Not quite. To repeat what has already been mentioned, Posada was convicted of blowing up the airliner, he was convicted of trying to kill Castro (although the charge was not attempted murder), and he has confessed to the hotel bombings (and only not been tried for them because the U.S. and its lackeys like the Panamanian government would never agree to extradite him to Cuba). Aside from the half-truths, notice anything missing? Like the 74 people who died as a result of these crimes?

The final paragraphs of the article are replete with irony:

"Venezuela has indicated an interest in seeking Posada's extradition. Posada, a naturalized Venezuelan, escaped from prison there in 1985 pending final resolution of the Cuban airliner case.

"But in a recent case, an immigration judge prohibited the U.S. government from deporting two former Venezuelan military officers accused of bombings in their home country because 'more likely than not' they would be tortured there."
Because, as we know so well, the U.S. would never deport someone to a country where they were likely to be tortured.

Cuba is naturally demanding an explanation from the U.S. as to why they are negotiating with such a well-known terrorist for asylum; none is likely to be forthcoming, given that, with the exception of the Miami Herald, the rest of the press are keeping mum. Wouldn't want to let the furor over alleged al Qaeda terrorists sneaking across the border be overshadowed by the facts of this very real terrorist doing the same.
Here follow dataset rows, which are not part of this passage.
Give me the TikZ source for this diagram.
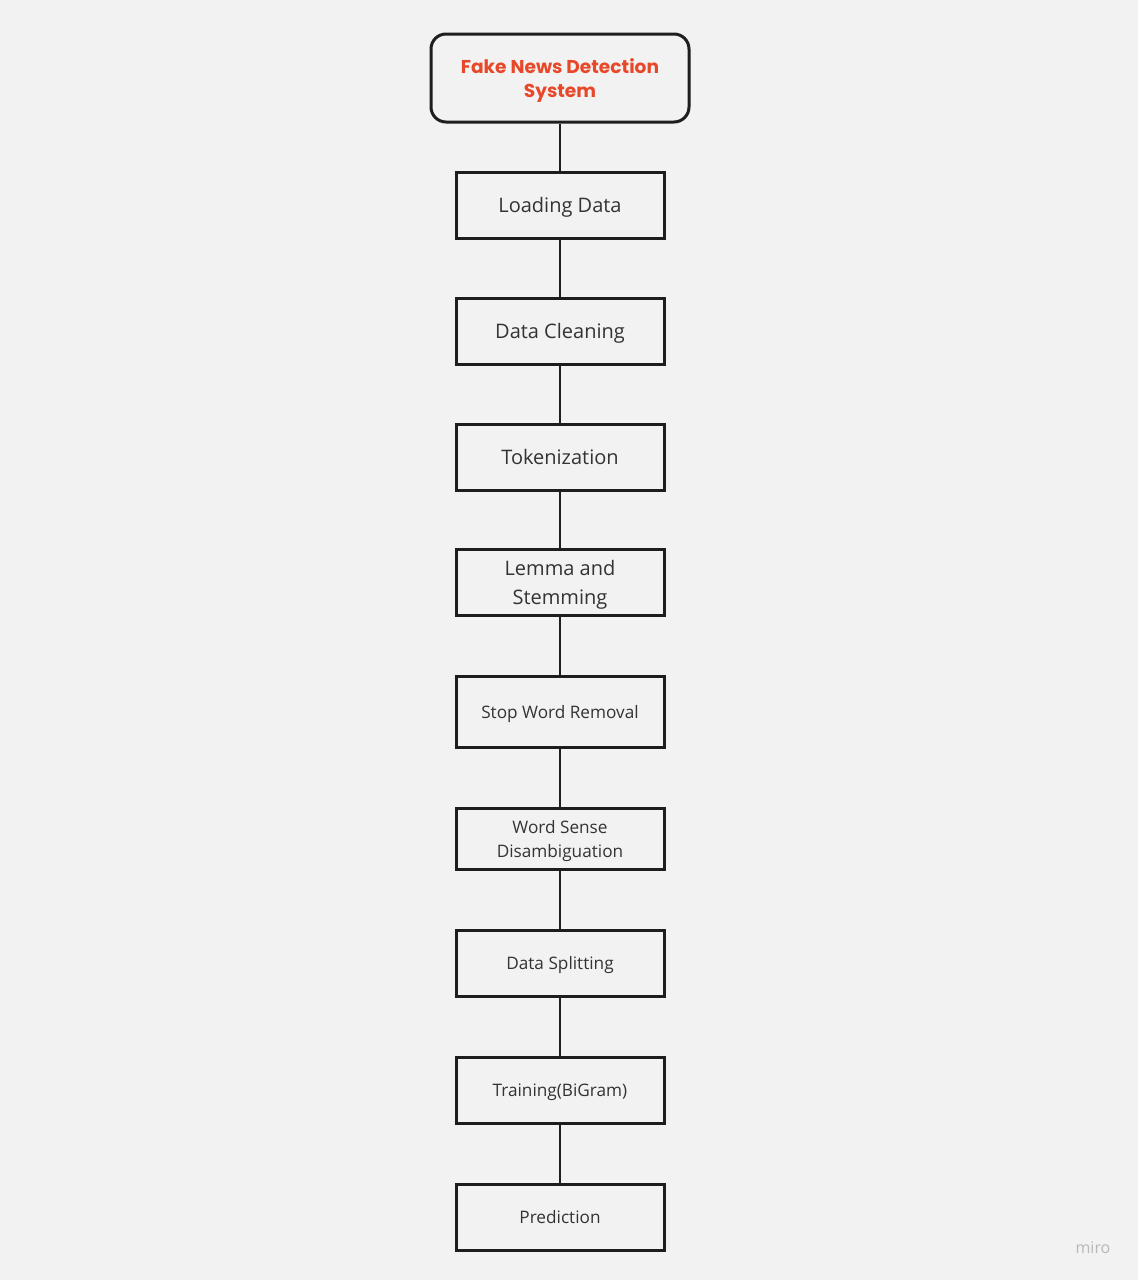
\documentclass[tikz,border=0pt]{standalone}
\usepackage{fontspec}
\setmainfont{Open Sans}
\newfontfamily\titlefont{Poppins}
\definecolor{bgc}{HTML}{F2F2F2}
\definecolor{titlec}{HTML}{E8482A}
\definecolor{txtc}{HTML}{333333}
\definecolor{edgec}{HTML}{1E1E1E}
\newcommand\osstrut{\rule[-0.293em]{0pt}{1.362em}}
\newcommand\twolines[3]{\raisebox{#1}[\height][\depth]{\begin{tabular}{@{}c@{}}#2\\#3\end{tabular}}}
\begin{document}
\begin{tikzpicture}[x=1pt,y=-1pt,
  basebox/.style={draw=edgec,line width=3pt,fill=bgc,minimum width=208pt,align=center,text=txtc,inner sep=0pt},
  stepbox/.style={basebox,execute at begin node=\osstrut, execute at end node=\osstrut},
  bigt/.style={font=\fontsize{20}{29}\selectfont},
  smallt/.style={font=\fontsize{17.2}{24}\selectfont},
  conn/.style={draw=edgec,line width=2.7pt}]
\fill[bgc] (0,0) rectangle (1138,1280);
\useasboundingbox (0,0) rectangle (1138,1280);
\node[draw=edgec,line width=3pt,rounded corners=15pt,minimum width=258pt,minimum height=88pt,text=titlec,font=\titlefont\bfseries\fontsize{18.6}{24}\selectfont,inner sep=0pt] (title) at (560,78) {\twolines{-3pt}{Fake News Detection}{System}};
\node[stepbox,bigt,minimum height=66pt] (n1) at (560,205) {Loading Data};
\node[stepbox,bigt,minimum height=66pt] (n2) at (560,331) {Data Cleaning};
\node[stepbox,bigt,minimum height=66pt] (n3) at (560,457) {Tokenization};
\node[basebox,bigt,minimum height=66pt] (n4) at (560,582) {\twolines{-2pt}{Lemma and}{Stemming}};
\node[stepbox,smallt,minimum height=71pt] (n5) at (560,711.5) {Stop Word Removal};
\node[basebox,smallt,minimum height=61pt] (n6) at (560,838.5) {\twolines{-2pt}{Word Sense}{Disambiguation}};
\node[stepbox,smallt,minimum height=66pt] (n7) at (560,963) {Data Splitting};
\node[stepbox,smallt,minimum height=66pt] (n8) at (560,1090) {Training(BiGram)};
\node[stepbox,smallt,minimum height=66pt] (n9) at (560,1217) {Prediction};
\foreach \a/\b in {title/n1,n1/n2,n2/n3,n3/n4,n4/n5,n5/n6,n6/n7,n7/n8,n8/n9}
  \draw[conn] (\a.south) -- (\b.north);
\node[text=black!28,font=\fontsize{16}{18}\selectfont] (miro) at (1093,1248) {miro};
\end{tikzpicture}
\end{document}
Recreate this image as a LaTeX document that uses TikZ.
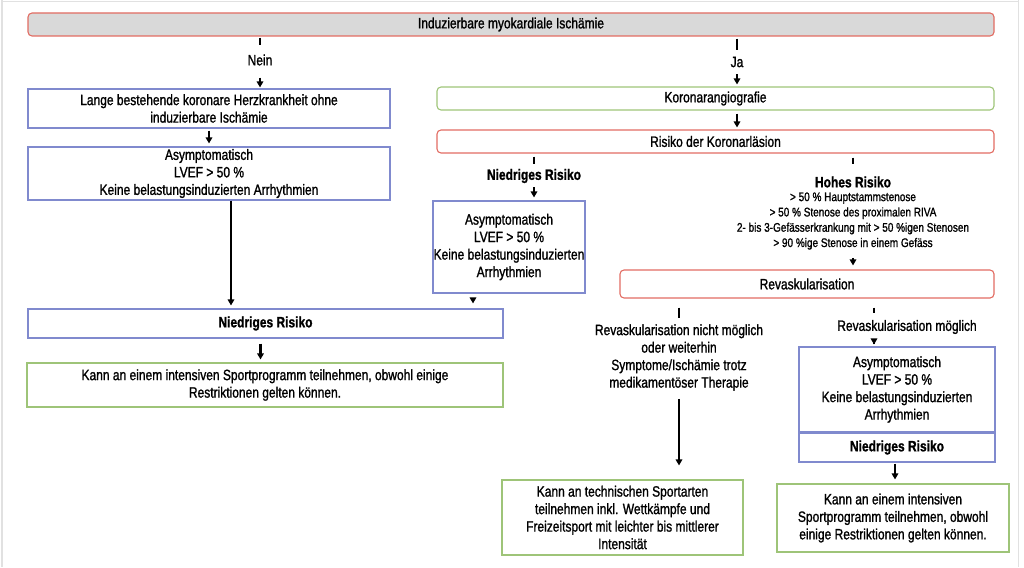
\documentclass[tikz,border=0pt]{standalone}
\usepackage{fontspec}
\setmainfont{Liberation Sans}[FakeStretch=0.8, FakeBold=1.2]
\usetikzlibrary{arrows.meta}
\definecolor{cred}{RGB}{226,108,98}
\definecolor{cblue}{RGB}{128,138,206}
\definecolor{cgreen}{RGB}{158,196,120}
\definecolor{cgray}{RGB}{217,217,217}
\definecolor{cframe}{RGB}{225,225,225}
\begin{document}
\begin{tikzpicture}[x=1pt,y=-1pt,
  txt/.style={font=\fontsize{15}{17.5}\selectfont},
  box/.style={draw, line width=1.1pt, inner sep=0pt, align=center, txt},
  rbox/.style={box, draw=cred, rounded corners=4pt},
  bbox/.style={box, draw=cblue},
  gbox/.style={box, draw=cgreen},
  lab/.style={inner sep=0pt, align=center, txt},
  blab/.style={lab, font=\fontsize{15}{17.5}\selectfont\bfseries},
  slab/.style={inner sep=0pt, align=center, font=\fontsize{12.5}{15.3}\selectfont},
  stub/.style={line width=2.4pt},
  arr/.style={line width=2.2pt, -{Triangle[length=6pt,width=6.5pt]}},
]
\useasboundingbox (0,0) rectangle (1024,567);
\draw[cframe, line width=1.5pt] (2,-2) -- (2,567);
\draw[cframe, line width=1pt] (1018,-2) -- (1018,567);
\draw[cframe, line width=1pt] (2,1.5) -- (1018,1.5);

% boxes
\node[rbox, fill=cgray, minimum width=966pt, minimum height=23pt] (top) at (511,24.5) {Induzierbare myokardiale Ischämie};
\node[bbox, minimum width=362pt, minimum height=39pt] (lange) at (209,108.5) {Lange bestehende koronare Herzkrankheit ohne\\induzierbare Ischämie};
\node[bbox, minimum width=362pt, minimum height=53pt] (asym1) at (209,173.5) {Asymptomatisch\\LVEF > 50 \%\\Keine belastungsinduzierten Arrhythmien};
\node[bbox, minimum width=475pt, minimum height=29pt, font=\fontsize{15}{17.5}\selectfont\bfseries] (nied1) at (265.5,323.5) {Niedriges Risiko};
\node[gbox, minimum width=476pt, minimum height=44pt] (kann1) at (265,385) {Kann an einem intensiven Sportprogramm teilnehmen, obwohl einige\\Restriktionen gelten können.};

\node[rbox, draw=cgreen, minimum width=557pt, minimum height=23pt] (koro) at (715.5,98.5) {Koronarangiografie};
\node[rbox, minimum width=557pt, minimum height=23pt] (risiko) at (715.5,141.5) {Risiko der Koronarläsion};
\node[bbox, minimum width=152pt, minimum height=92pt] (asym2) at (509,247) {Asymptomatisch\\LVEF > 50 \%\\Keine belastungsinduzierten\\Arrhythmien};
\node[rbox, minimum width=374pt, minimum height=28pt] (revask) at (807,284) {Revaskularisation};
\node[bbox, minimum width=196pt, minimum height=85pt] (asym3) at (897,389.5) {Asymptomatisch\\LVEF > 50 \%\\Keine belastungsinduzierten\\Arrhythmien};
\node[bbox, minimum width=196pt, minimum height=29pt, font=\fontsize{15}{17.5}\selectfont\bfseries] (nied3) at (897,447.5) {Niedriges Risiko};
\node[gbox, minimum width=241pt, minimum height=75pt] (kann2) at (622.5,517.5) {Kann an technischen Sportarten\\teilnehmen inkl. Wettkämpfe und\\Freizeitsport mit leichter bis mittlerer\\Intensität};
\node[gbox, minimum width=232pt, minimum height=68pt] (kann3) at (893,518) {Kann an einem intensiven\\Sportprogramm teilnehmen, obwohl\\einige Restriktionen gelten können.};

% labels
\node[lab] (nein) at (260,60) {Nein};
\node[lab] (ja) at (737,62) {Ja};
\node[blab] (niedL) at (534,176) {Niedriges Risiko};
\node[blab] (hohesT) at (853,182) {Hohes Risiko};
\node[slab] (hohesL) at (853,221) {> 50 \% Hauptstammstenose\\> 50 \% Stenose des proximalen RIVA\\2- bis 3-Gefässerkrankung mit > 50 \%igen Stenosen\\> 90 \%ige Stenose in einem Gefäss};
\node[lab] (nichtm) at (679,357.5) {Revaskularisation nicht möglich\\oder weiterhin\\Symptome/Ischämie trotz\\medikamentöser Therapie};
\node[lab] (moegl) at (907,327) {Revaskularisation möglich};

% connectors
\draw[stub, shorten <=1pt, shorten >=9pt] (top.south -| nein) -- (nein.north);
\draw[arr, shorten <=12pt, shorten >=1pt] (nein.south) -- (lange.north -| nein);
\draw[stub, shorten <=2pt, shorten >=7pt] (top.south -| ja) -- (ja.north);
\draw[arr, shorten <=7pt, shorten >=2pt] (ja.south) -- (koro.north -| ja);
\draw[arr, shorten <=2pt, shorten >=3pt] (lange.south) -- (asym1.north);
\draw[arr, shorten >=3pt] ([xshift=22pt]asym1.south) -- ([xshift=22pt]asym1.south |- nied1.north);
\draw[arr, shorten <=5pt, shorten >=3pt] ([xshift=-5pt]nied1.south) -- ([xshift=-5pt]nied1.south |- kann1.north);
\draw[arr, shorten <=3pt, shorten >=2pt] (koro.south -| ja) -- (risiko.north -| ja);
\draw[stub, shorten <=3pt, shorten >=5pt] (risiko.south -| niedL) -- (niedL.north);
\draw[arr, shorten <=4pt, shorten >=3pt] (niedL.south) -- (asym2.north -| niedL);
\draw[arr, shorten <=5pt, shorten >=5pt] ([xshift=-36pt]asym2.south) -- ([xshift=-36pt]asym2.south |- nied1.north);
\draw[stub, shorten <=4pt, shorten >=12pt] (risiko.south -| hohesT) -- (hohesT.north);
\draw[arr, shorten <=8pt, shorten >=4pt] (hohesL.south) -- (revask.north -| hohesL);
\draw[stub, shorten <=9pt, shorten >=6pt] (revask.south -| nichtm) -- (nichtm.north);
\draw[arr, shorten <=8pt, shorten >=14pt] (nichtm.south) -- (kann2.north -| nichtm);
\draw[stub, shorten <=9pt, shorten >=7pt] ([xshift=67pt]revask.south) -- ([xshift=67pt]revask.south |- moegl.north);
\draw[arr, shorten <=10pt, shorten >=2pt] ([xshift=67pt]revask.south |- moegl.south) -- ([xshift=67pt]revask.south |- asym3.north);
\draw[arr, shorten <=1pt, shorten >=4pt] ([xshift=-2pt]nied3.south) -- ([xshift=-2pt]nied3.south |- kann3.north);
\end{tikzpicture}
\end{document}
Update: I'd been sitting on this story, which has been running in Granma and the Miami Herald for several days, waiting for clarifying details (i.e., was Posada really in the U.S. or was this just a rumor?), and finally decided to run it last night. This morning, the Washington Post (and probably others) break the story, on the news that Posada Carriles has now made an official application for asylum. Like the Miami Herald, the Post does its best to cover up Posada's background (although, unlike the Herald, they do mention the deaths of 74 people and the fact that Posada was trained by the CIA). Here's one paragraph:

"Posada's defenders deny that he is a terrorist. They point out that Venezuelan courts twice acquitted Posada before he escaped from prison while awaiting a third trial there in the bombing of the Cuban airliner."
It's true that Posada was first acquitted, but, after his escape, the third trial resulted in conviction and a 30-year sentence (see links in the main post above), a fact the Post conveniently omits. Then later they write:
"He was implicated in the Cuban hotel bombings and the plot to kill Castro in Panama."
"Implicated"? He has publicly acknowledged ("bragged" would be another word) about his role in the hotel bombings, and he wasn't "implicated" in the plot to kill Castro, he was "convicted" in that plot. As noted in one of the links above, the only reason he wasn't convicted of murder is that the Panamanian prosecuter, no doubt under pressure from the U.S., refused to press that charge because, although the men were found with 20 pounds of C-4 (!), no detonators were found (!!). Just a reminder - Jose Padilla has been sitting in a jail cell for several years now for allegedly (and I emphasize that word) talking about setting off a "dirty bomb", having done, as far as we know, precisely nothing to advance that goal. And now it appears from the Post article that serious consideration is being given to giving asylum to a man who was caught with 20 pounds of C-4 on his way to kill Fidel Castro (not to mention having been convicted and/or confessed to the murders of 74 other people).